Charts and diagrams as code:

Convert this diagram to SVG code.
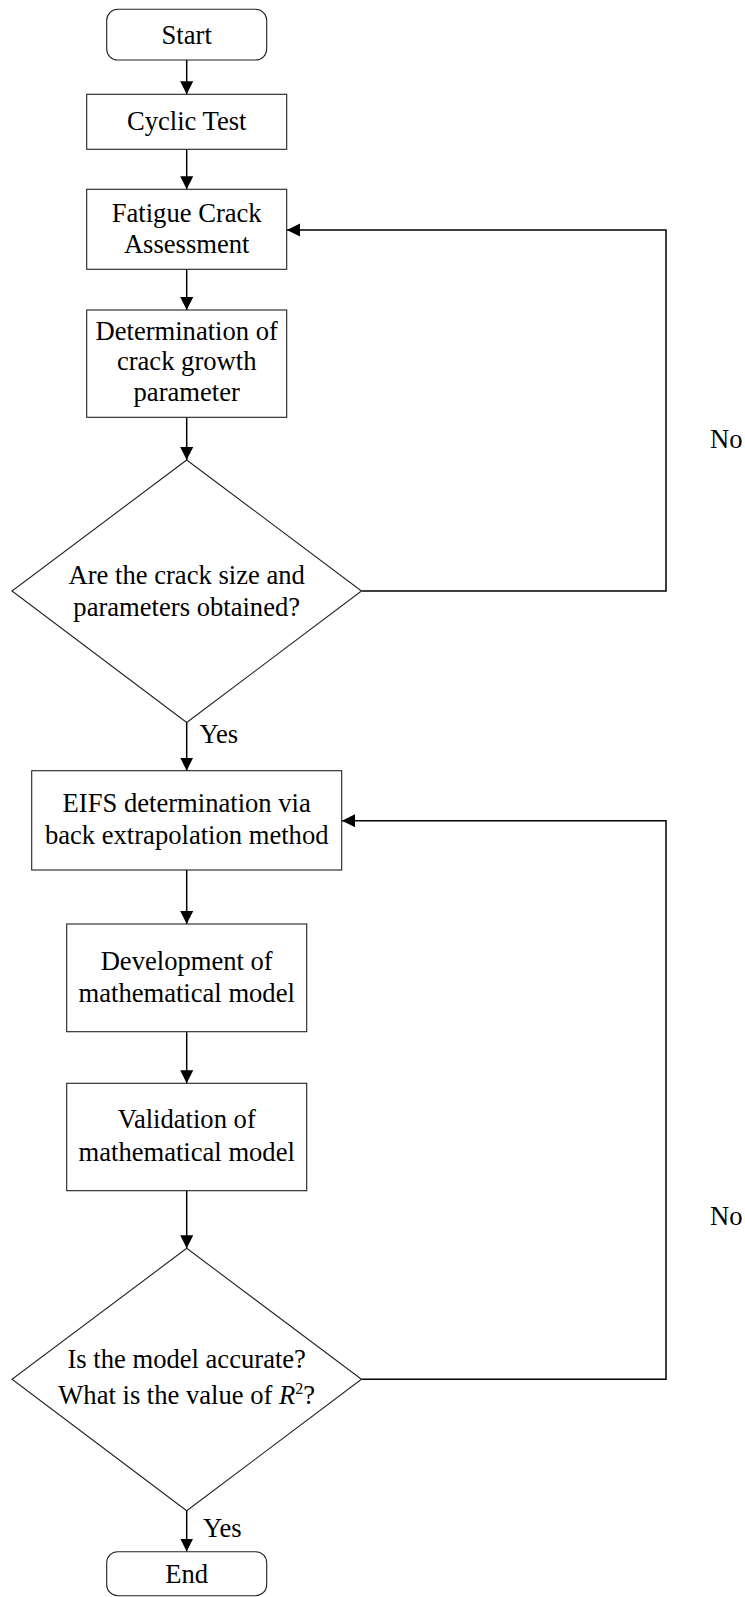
<svg xmlns="http://www.w3.org/2000/svg" width="745" height="1597" viewBox="0 0 745 1597">
<style>
.box{fill:#fff;stroke:#222;stroke-width:1.1}
.t{font-family:"Liberation Serif","Times New Roman",serif;font-size:26.6px;fill:#000;text-anchor:middle}
.lbl{font-family:"Liberation Serif","Times New Roman",serif;font-size:26.6px;fill:#000}
.c{fill:none;stroke:#000;stroke-width:1.5}
</style>
<defs>
<marker id="ah" markerUnits="userSpaceOnUse" markerWidth="14" markerHeight="14" refX="13" refY="6.5" orient="auto">
<path d="M0,0 L13,6.5 L0,13 z" fill="#000"/>
</marker>
</defs>
<rect width="745" height="1597" fill="#fff"/>
<g id="connectors">
<line class="c" x1="186.7" y1="60" x2="186.7" y2="94.3" marker-end="url(#ah)"/>
<line class="c" x1="186.7" y1="149.3" x2="186.7" y2="189.3" marker-end="url(#ah)"/>
<line class="c" x1="186.7" y1="269.3" x2="186.7" y2="310" marker-end="url(#ah)"/>
<line class="c" x1="186.7" y1="417.3" x2="186.7" y2="460" marker-end="url(#ah)"/>
<polyline class="c" points="361.5,591 666,591 666,230 287,230" marker-end="url(#ah)"/>
<line class="c" x1="186.7" y1="722.5" x2="186.7" y2="770.7" marker-end="url(#ah)"/>
<line class="c" x1="186.7" y1="870" x2="186.7" y2="924" marker-end="url(#ah)"/>
<line class="c" x1="186.7" y1="1031.7" x2="186.7" y2="1083.3" marker-end="url(#ah)"/>
<line class="c" x1="186.7" y1="1190.7" x2="186.7" y2="1248.3" marker-end="url(#ah)"/>
<polyline class="c" points="361.5,1379.3 666,1379.3 666,820.7 342,820.7" marker-end="url(#ah)"/>
<line class="c" x1="186.7" y1="1510.7" x2="186.7" y2="1551.5" marker-end="url(#ah)"/>
<text class="lbl" x="710" y="448">No</text>
<text class="lbl" x="710" y="1225">No</text>
<text class="lbl" x="199.5" y="743">Yes</text>
<text class="lbl" x="203" y="1537">Yes</text>
</g>
<g id="start">
<rect class="box" x="106.7" y="9.3" width="160" height="50.7" rx="11"/>
<text class="t" x="186.7" y="43.5">Start</text>
</g>
<g id="cyclic">
<rect class="box" x="86.7" y="94.3" width="200" height="55"/>
<text class="t" x="186.7" y="130">Cyclic Test</text>
</g>
<g id="fatigue">
<rect class="box" x="86.7" y="189.3" width="200" height="80"/>
<text class="t" x="186.7" y="221.7">Fatigue Crack</text>
<text class="t" x="186.7" y="253.3">Assessment</text>
</g>
<g id="determination">
<rect class="box" x="86.7" y="310" width="200" height="107.3"/>
<text class="t" x="186.7" y="339.5">Determination of</text>
<text class="t" x="186.7" y="370">crack growth</text>
<text class="t" x="186.7" y="401">parameter</text>
</g>
<g id="decision1">
<polygon class="box" points="186.7,460 361.5,591 186.7,722.5 12,591"/>
<text class="t" x="186.7" y="583.5">Are the crack size and</text>
<text class="t" x="186.7" y="615.5">parameters obtained?</text>
</g>
<g id="eifs">
<rect class="box" x="31.7" y="770.7" width="310" height="99.3"/>
<text class="t" x="186.7" y="811.7">EIFS determination via</text>
<text class="t" x="186.7" y="844">back extrapolation method</text>
</g>
<g id="development">
<rect class="box" x="66.7" y="924" width="240" height="107.7"/>
<text class="t" x="186.7" y="970">Development of</text>
<text class="t" x="186.7" y="1001.7">mathematical model</text>
</g>
<g id="validation">
<rect class="box" x="66.7" y="1083.3" width="240" height="107.4"/>
<text class="t" x="186.7" y="1128.3">Validation of</text>
<text class="t" x="186.7" y="1160.7">mathematical model</text>
</g>
<g id="decision2">
<polygon class="box" points="186.7,1248.3 361.5,1379.3 186.7,1510.7 12,1379.3"/>
<text class="t" x="186.7" y="1368">Is the model accurate?</text>
<text class="t" x="186.7" y="1404">What is the value of <tspan font-style="italic">R</tspan><tspan dy="-10" font-size="16">2</tspan><tspan dy="10">?</tspan></text>
</g>
<g id="end">
<rect class="box" x="106.7" y="1551.7" width="160" height="44" rx="11"/>
<text class="t" x="186.7" y="1583">End</text>
</g>
</svg>
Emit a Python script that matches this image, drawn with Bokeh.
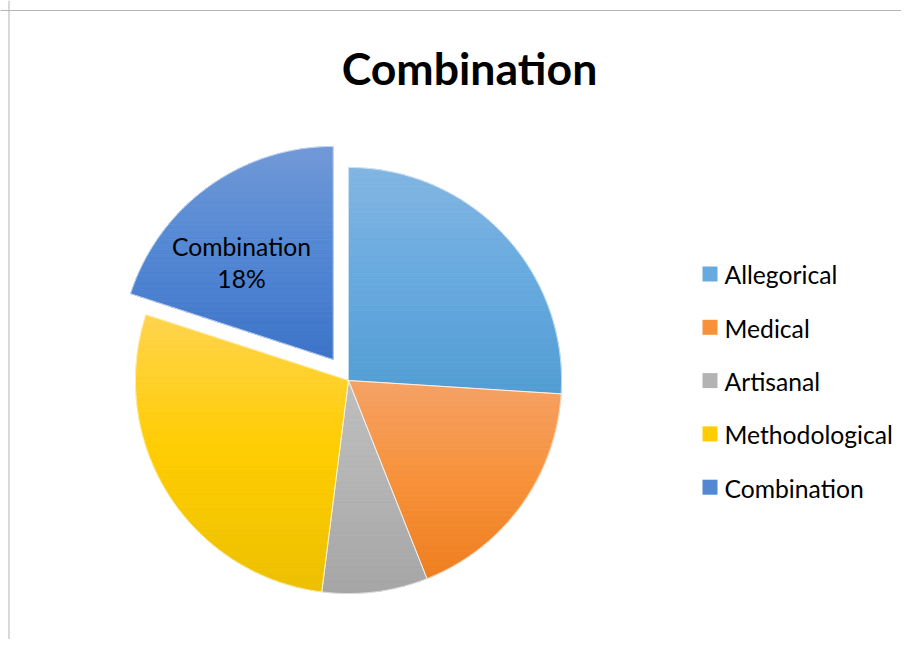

Instructions to follow
All of the entries need to be transcribed word for word; pictures are left out.

Correct response
Convert this diagram to SVG code.
<svg xmlns="http://www.w3.org/2000/svg" width="745" height="1597" viewBox="0 0 745 1597">
<style>
.box{fill:#fff;stroke:#222;stroke-width:1.1}
.t{font-family:"Liberation Serif","Times New Roman",serif;font-size:26.6px;fill:#000;text-anchor:middle}
.lbl{font-family:"Liberation Serif","Times New Roman",serif;font-size:26.6px;fill:#000}
.c{fill:none;stroke:#000;stroke-width:1.5}
</style>
<defs>
<marker id="ah" markerUnits="userSpaceOnUse" markerWidth="14" markerHeight="14" refX="13" refY="6.5" orient="auto">
<path d="M0,0 L13,6.5 L0,13 z" fill="#000"/>
</marker>
</defs>
<rect width="745" height="1597" fill="#fff"/>
<g id="connectors">
<line class="c" x1="186.7" y1="60" x2="186.7" y2="94.3" marker-end="url(#ah)"/>
<line class="c" x1="186.7" y1="149.3" x2="186.7" y2="189.3" marker-end="url(#ah)"/>
<line class="c" x1="186.7" y1="269.3" x2="186.7" y2="310" marker-end="url(#ah)"/>
<line class="c" x1="186.7" y1="417.3" x2="186.7" y2="460" marker-end="url(#ah)"/>
<polyline class="c" points="361.5,591 666,591 666,230 287,230" marker-end="url(#ah)"/>
<line class="c" x1="186.7" y1="722.5" x2="186.7" y2="770.7" marker-end="url(#ah)"/>
<line class="c" x1="186.7" y1="870" x2="186.7" y2="924" marker-end="url(#ah)"/>
<line class="c" x1="186.7" y1="1031.7" x2="186.7" y2="1083.3" marker-end="url(#ah)"/>
<line class="c" x1="186.7" y1="1190.7" x2="186.7" y2="1248.3" marker-end="url(#ah)"/>
<polyline class="c" points="361.5,1379.3 666,1379.3 666,820.7 342,820.7" marker-end="url(#ah)"/>
<line class="c" x1="186.7" y1="1510.7" x2="186.7" y2="1551.5" marker-end="url(#ah)"/>
<text class="lbl" x="710" y="448">No</text>
<text class="lbl" x="710" y="1225">No</text>
<text class="lbl" x="199.5" y="743">Yes</text>
<text class="lbl" x="203" y="1537">Yes</text>
</g>
<g id="start">
<rect class="box" x="106.7" y="9.3" width="160" height="50.7" rx="11"/>
<text class="t" x="186.7" y="43.5">Start</text>
</g>
<g id="cyclic">
<rect class="box" x="86.7" y="94.3" width="200" height="55"/>
<text class="t" x="186.7" y="130">Cyclic Test</text>
</g>
<g id="fatigue">
<rect class="box" x="86.7" y="189.3" width="200" height="80"/>
<text class="t" x="186.7" y="221.7">Fatigue Crack</text>
<text class="t" x="186.7" y="253.3">Assessment</text>
</g>
<g id="determination">
<rect class="box" x="86.7" y="310" width="200" height="107.3"/>
<text class="t" x="186.7" y="339.5">Determination of</text>
<text class="t" x="186.7" y="370">crack growth</text>
<text class="t" x="186.7" y="401">parameter</text>
</g>
<g id="decision1">
<polygon class="box" points="186.7,460 361.5,591 186.7,722.5 12,591"/>
<text class="t" x="186.7" y="583.5">Are the crack size and</text>
<text class="t" x="186.7" y="615.5">parameters obtained?</text>
</g>
<g id="eifs">
<rect class="box" x="31.7" y="770.7" width="310" height="99.3"/>
<text class="t" x="186.7" y="811.7">EIFS determination via</text>
<text class="t" x="186.7" y="844">back extrapolation method</text>
</g>
<g id="development">
<rect class="box" x="66.7" y="924" width="240" height="107.7"/>
<text class="t" x="186.7" y="970">Development of</text>
<text class="t" x="186.7" y="1001.7">mathematical model</text>
</g>
<g id="validation">
<rect class="box" x="66.7" y="1083.3" width="240" height="107.4"/>
<text class="t" x="186.7" y="1128.3">Validation of</text>
<text class="t" x="186.7" y="1160.7">mathematical model</text>
</g>
<g id="decision2">
<polygon class="box" points="186.7,1248.3 361.5,1379.3 186.7,1510.7 12,1379.3"/>
<text class="t" x="186.7" y="1368">Is the model accurate?</text>
<text class="t" x="186.7" y="1404">What is the value of <tspan font-style="italic">R</tspan><tspan dy="-10" font-size="16">2</tspan><tspan dy="10">?</tspan></text>
</g>
<g id="end">
<rect class="box" x="106.7" y="1551.7" width="160" height="44" rx="11"/>
<text class="t" x="186.7" y="1583">End</text>
</g>
</svg>
Emit a Python script that matches this image, drawn with Bokeh.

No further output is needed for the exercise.